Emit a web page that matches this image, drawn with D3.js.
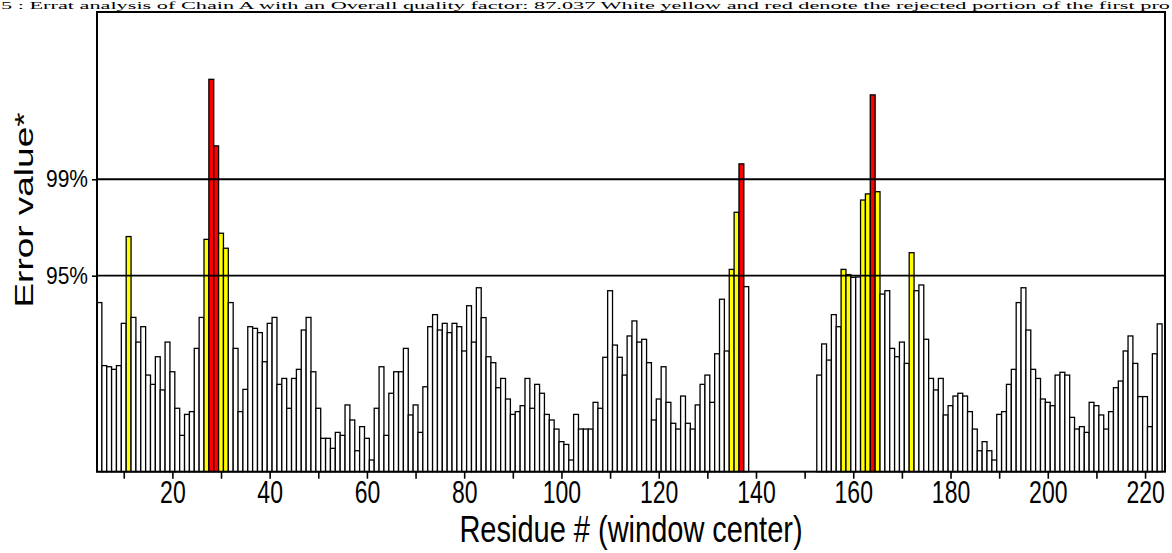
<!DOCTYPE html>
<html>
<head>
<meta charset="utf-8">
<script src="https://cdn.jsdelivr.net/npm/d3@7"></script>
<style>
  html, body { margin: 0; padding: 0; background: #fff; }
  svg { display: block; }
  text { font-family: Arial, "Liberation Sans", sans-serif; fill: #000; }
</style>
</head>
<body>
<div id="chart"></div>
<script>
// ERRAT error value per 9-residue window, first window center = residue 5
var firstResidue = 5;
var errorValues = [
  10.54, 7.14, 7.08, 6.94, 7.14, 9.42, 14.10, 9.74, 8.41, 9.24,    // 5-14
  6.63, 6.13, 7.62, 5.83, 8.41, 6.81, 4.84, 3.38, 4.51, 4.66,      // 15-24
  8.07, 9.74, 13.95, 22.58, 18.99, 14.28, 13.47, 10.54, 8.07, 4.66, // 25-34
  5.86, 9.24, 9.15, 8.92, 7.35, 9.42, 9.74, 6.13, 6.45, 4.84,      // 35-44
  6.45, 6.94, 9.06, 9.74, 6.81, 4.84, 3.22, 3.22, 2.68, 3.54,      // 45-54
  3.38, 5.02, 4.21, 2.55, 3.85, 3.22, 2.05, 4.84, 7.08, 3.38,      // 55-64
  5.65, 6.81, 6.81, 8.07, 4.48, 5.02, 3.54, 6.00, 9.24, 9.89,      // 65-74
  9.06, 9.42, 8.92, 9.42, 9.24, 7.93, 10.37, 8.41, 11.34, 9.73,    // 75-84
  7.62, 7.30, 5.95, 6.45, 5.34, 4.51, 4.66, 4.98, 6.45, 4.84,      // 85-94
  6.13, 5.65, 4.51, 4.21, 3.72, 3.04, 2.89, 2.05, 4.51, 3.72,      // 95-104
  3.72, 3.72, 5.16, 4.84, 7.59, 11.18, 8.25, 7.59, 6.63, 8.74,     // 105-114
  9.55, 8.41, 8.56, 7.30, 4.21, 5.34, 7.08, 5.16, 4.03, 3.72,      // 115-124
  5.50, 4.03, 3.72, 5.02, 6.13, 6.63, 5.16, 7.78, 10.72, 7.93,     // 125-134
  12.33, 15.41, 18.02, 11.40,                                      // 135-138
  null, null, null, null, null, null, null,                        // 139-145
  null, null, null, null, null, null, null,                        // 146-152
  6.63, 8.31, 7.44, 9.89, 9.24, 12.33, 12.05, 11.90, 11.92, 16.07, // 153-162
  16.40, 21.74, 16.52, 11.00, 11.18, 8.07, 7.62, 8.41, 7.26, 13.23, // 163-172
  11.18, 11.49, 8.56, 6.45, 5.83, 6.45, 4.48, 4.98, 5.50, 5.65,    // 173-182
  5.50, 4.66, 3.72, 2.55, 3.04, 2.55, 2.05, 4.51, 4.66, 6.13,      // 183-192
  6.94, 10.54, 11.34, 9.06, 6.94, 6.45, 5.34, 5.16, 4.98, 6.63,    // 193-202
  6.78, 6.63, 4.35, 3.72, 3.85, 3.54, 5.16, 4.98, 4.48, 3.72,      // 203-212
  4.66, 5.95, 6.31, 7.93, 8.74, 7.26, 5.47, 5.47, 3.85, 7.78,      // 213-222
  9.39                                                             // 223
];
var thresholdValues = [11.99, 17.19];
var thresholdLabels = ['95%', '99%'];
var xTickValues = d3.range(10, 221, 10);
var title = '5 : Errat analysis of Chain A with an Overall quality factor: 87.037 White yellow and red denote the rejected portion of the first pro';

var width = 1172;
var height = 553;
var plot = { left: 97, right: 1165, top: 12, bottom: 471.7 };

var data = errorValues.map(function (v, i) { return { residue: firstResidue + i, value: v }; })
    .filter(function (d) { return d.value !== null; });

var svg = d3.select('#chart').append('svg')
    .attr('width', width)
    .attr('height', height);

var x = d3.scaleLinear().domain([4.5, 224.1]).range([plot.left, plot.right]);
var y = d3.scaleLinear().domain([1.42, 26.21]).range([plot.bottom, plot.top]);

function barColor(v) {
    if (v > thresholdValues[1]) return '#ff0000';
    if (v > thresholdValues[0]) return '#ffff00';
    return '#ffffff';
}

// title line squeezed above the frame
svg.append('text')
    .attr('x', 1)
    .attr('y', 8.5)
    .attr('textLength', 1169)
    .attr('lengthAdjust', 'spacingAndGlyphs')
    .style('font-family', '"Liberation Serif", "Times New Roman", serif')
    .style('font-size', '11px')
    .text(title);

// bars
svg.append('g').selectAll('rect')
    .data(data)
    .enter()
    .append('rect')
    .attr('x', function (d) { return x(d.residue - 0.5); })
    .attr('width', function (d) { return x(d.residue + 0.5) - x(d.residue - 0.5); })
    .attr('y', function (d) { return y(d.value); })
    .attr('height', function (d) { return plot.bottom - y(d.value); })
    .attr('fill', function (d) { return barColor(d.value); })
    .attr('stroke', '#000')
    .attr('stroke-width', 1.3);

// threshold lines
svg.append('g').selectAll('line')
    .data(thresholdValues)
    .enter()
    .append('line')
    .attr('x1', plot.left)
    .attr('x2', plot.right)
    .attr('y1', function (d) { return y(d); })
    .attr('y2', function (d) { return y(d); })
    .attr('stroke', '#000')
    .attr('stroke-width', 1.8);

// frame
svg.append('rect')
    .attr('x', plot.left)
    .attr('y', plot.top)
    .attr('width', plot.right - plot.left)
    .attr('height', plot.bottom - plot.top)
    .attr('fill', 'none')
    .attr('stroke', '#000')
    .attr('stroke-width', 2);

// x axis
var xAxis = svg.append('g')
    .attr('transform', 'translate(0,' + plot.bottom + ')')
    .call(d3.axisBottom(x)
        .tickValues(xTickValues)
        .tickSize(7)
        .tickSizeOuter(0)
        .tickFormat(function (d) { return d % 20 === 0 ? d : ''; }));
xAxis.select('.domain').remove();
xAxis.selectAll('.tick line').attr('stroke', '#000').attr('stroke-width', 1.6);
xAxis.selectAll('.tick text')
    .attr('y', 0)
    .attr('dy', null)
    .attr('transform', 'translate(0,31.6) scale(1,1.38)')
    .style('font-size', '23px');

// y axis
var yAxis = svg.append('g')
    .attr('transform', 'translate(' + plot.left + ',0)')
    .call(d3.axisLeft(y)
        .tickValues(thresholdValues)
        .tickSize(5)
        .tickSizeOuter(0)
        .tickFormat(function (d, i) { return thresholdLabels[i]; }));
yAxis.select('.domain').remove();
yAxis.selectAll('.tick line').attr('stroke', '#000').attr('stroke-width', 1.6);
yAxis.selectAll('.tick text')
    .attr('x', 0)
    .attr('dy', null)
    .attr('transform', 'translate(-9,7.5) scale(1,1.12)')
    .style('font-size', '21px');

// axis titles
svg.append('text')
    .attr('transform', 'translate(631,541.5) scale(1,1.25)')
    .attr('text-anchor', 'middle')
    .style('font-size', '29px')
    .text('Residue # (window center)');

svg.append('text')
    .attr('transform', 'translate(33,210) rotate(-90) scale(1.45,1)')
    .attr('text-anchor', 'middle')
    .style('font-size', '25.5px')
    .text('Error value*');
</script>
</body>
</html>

---

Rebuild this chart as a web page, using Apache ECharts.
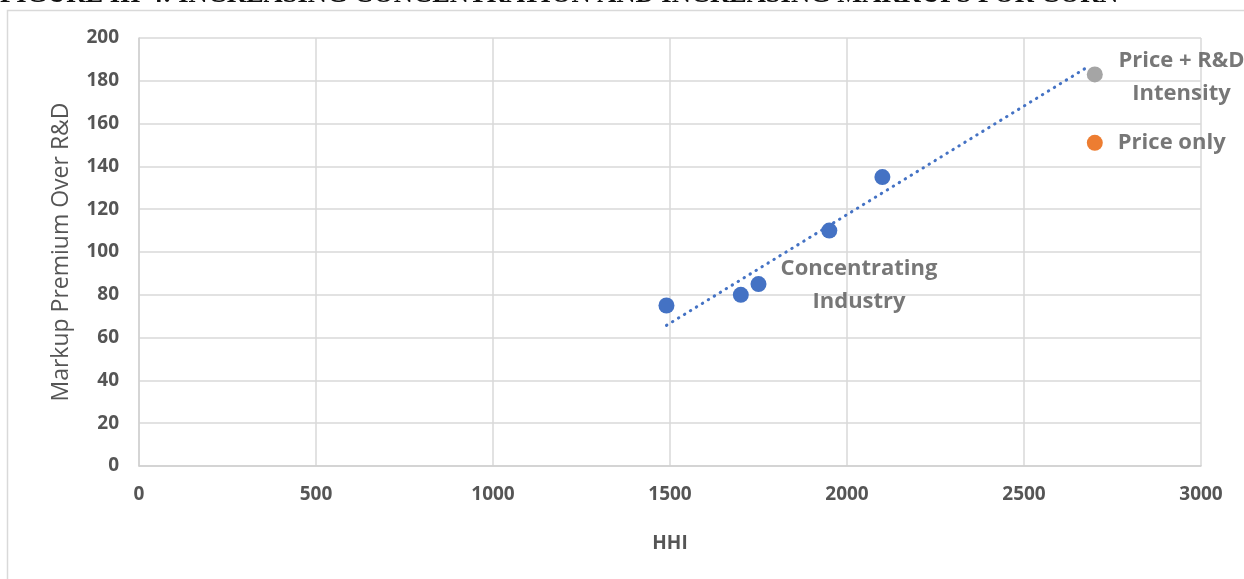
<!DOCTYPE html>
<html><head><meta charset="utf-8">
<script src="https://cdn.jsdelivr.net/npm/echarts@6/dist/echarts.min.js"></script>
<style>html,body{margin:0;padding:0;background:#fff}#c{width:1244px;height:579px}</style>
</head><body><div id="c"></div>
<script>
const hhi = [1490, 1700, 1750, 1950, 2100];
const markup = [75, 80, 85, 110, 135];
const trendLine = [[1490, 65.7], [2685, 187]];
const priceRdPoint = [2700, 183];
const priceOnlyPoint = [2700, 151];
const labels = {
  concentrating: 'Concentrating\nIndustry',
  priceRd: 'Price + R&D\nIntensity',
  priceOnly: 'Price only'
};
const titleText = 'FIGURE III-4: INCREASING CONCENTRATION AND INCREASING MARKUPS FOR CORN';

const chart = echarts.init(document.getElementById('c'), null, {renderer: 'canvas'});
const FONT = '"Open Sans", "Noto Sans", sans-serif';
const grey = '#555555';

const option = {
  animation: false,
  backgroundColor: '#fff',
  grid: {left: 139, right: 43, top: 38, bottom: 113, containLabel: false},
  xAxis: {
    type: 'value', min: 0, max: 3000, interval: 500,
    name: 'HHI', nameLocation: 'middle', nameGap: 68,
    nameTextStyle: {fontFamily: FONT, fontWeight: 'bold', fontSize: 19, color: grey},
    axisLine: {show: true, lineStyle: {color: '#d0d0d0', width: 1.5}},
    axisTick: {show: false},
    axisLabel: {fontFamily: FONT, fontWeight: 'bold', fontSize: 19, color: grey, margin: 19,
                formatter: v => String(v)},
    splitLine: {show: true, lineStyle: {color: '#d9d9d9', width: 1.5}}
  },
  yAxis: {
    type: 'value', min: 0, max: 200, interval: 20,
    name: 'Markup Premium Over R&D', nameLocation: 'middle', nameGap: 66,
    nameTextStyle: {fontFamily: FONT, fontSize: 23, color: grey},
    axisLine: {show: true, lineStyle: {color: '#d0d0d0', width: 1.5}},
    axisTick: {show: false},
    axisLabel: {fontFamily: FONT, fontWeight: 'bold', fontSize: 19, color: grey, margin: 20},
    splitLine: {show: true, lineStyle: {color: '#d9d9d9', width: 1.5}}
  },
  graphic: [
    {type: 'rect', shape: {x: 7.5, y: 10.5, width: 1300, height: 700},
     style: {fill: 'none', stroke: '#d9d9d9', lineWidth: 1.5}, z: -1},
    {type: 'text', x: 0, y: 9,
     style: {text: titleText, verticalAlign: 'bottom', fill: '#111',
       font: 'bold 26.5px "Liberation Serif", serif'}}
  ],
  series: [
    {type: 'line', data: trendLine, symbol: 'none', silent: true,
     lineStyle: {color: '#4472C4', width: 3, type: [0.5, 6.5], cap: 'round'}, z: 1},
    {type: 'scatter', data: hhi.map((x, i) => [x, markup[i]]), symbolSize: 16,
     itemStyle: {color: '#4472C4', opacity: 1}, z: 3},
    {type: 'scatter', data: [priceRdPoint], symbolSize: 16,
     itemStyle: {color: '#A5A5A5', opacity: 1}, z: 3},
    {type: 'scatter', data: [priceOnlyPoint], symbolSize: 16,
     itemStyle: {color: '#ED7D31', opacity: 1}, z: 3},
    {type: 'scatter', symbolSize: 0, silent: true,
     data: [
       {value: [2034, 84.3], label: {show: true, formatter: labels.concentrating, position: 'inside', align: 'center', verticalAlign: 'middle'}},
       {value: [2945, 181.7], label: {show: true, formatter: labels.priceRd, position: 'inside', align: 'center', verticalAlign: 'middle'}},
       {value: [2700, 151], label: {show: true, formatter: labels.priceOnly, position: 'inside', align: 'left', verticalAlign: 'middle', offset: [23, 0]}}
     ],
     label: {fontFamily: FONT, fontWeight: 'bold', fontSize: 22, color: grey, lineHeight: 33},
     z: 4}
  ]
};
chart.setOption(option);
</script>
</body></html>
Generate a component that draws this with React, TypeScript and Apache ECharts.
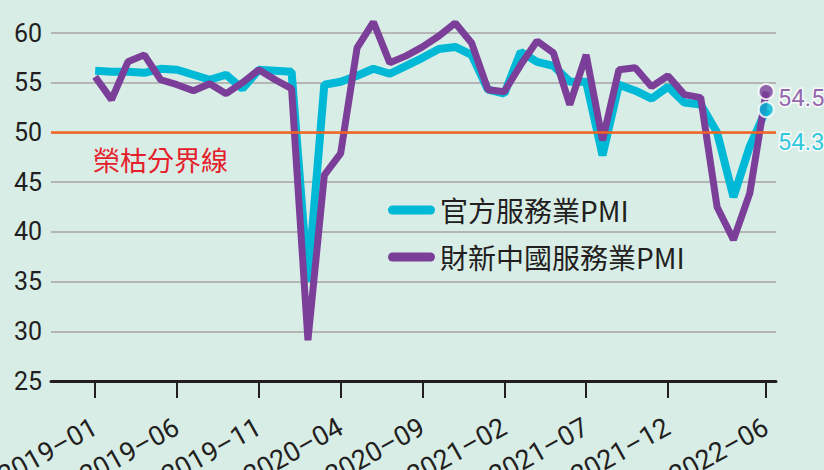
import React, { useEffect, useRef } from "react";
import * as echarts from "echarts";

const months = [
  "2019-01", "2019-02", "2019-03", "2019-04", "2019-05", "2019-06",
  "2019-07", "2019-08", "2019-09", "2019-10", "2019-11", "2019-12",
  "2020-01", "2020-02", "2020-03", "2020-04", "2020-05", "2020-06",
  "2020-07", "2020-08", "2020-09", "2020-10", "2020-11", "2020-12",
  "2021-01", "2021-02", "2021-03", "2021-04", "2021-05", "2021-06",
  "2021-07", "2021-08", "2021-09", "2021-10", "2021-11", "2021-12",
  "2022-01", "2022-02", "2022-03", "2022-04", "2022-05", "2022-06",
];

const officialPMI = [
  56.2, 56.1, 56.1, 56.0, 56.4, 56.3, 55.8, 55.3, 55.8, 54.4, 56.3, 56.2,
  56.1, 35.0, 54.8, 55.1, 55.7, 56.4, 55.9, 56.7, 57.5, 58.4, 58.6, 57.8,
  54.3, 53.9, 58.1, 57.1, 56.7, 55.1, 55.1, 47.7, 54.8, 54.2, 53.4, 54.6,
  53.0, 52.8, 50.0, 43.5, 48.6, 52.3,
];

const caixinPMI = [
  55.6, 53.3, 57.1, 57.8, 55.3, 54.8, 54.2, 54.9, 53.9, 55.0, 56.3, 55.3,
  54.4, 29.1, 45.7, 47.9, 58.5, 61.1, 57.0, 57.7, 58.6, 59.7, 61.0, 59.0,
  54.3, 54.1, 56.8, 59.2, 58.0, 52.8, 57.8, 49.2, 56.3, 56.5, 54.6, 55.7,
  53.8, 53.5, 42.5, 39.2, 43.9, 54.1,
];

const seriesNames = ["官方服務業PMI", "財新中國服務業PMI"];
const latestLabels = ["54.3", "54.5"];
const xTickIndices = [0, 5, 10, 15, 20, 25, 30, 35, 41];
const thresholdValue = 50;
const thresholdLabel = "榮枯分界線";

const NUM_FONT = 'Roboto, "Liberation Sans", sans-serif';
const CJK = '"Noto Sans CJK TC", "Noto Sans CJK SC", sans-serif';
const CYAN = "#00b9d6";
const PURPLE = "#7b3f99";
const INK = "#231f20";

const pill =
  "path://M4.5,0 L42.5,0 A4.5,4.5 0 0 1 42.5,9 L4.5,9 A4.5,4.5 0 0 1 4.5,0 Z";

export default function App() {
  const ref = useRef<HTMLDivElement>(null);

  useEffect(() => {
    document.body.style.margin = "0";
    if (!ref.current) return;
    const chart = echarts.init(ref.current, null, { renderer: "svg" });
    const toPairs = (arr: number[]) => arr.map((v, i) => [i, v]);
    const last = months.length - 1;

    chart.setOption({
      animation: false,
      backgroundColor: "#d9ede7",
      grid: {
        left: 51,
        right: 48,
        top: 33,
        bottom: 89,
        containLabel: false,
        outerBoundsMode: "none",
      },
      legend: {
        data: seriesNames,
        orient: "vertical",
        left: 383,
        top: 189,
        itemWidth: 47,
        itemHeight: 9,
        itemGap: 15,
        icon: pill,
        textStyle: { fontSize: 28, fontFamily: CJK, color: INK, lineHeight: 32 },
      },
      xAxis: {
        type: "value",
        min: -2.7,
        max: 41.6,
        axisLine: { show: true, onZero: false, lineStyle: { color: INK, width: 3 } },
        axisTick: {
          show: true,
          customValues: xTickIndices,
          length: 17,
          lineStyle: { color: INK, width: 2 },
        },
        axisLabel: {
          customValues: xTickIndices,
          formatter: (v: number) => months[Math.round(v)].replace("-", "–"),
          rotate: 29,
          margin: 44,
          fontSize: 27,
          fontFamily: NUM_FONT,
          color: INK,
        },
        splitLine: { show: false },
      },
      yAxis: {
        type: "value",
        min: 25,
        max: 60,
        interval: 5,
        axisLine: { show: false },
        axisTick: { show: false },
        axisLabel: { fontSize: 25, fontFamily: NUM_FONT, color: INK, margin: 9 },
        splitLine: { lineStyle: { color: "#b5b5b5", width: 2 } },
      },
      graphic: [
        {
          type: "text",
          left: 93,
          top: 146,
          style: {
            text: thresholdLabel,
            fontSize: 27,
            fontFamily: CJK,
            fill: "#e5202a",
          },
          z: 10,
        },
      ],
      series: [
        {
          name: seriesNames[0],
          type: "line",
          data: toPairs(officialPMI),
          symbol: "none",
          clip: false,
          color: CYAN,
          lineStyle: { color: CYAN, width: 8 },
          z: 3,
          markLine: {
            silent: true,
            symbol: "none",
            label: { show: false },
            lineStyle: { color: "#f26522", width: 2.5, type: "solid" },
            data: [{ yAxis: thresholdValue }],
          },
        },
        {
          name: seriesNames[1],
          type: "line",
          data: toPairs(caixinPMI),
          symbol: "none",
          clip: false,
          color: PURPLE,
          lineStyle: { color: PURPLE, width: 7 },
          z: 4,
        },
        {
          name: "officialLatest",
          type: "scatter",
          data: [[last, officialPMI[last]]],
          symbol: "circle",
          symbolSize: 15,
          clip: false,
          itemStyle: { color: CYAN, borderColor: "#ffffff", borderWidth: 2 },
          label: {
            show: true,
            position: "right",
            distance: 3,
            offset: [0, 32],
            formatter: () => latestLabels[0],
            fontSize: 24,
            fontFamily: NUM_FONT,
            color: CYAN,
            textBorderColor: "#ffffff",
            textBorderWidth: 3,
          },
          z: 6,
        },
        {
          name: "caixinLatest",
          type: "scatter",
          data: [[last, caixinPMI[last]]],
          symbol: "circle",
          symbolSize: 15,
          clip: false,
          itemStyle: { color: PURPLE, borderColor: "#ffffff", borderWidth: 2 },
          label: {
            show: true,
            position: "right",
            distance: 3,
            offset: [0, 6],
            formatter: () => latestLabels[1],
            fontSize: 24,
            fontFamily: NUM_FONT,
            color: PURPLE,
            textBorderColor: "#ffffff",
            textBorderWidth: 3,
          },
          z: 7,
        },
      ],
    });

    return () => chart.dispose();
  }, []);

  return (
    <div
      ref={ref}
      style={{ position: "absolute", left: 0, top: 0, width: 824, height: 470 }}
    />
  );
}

Aim => Extract all lines containing the word "Apache".

Final result =>
Rebuild this chart as a web page, using Apache ECharts.
Generate a component that draws this with React, TypeScript and Apache ECharts.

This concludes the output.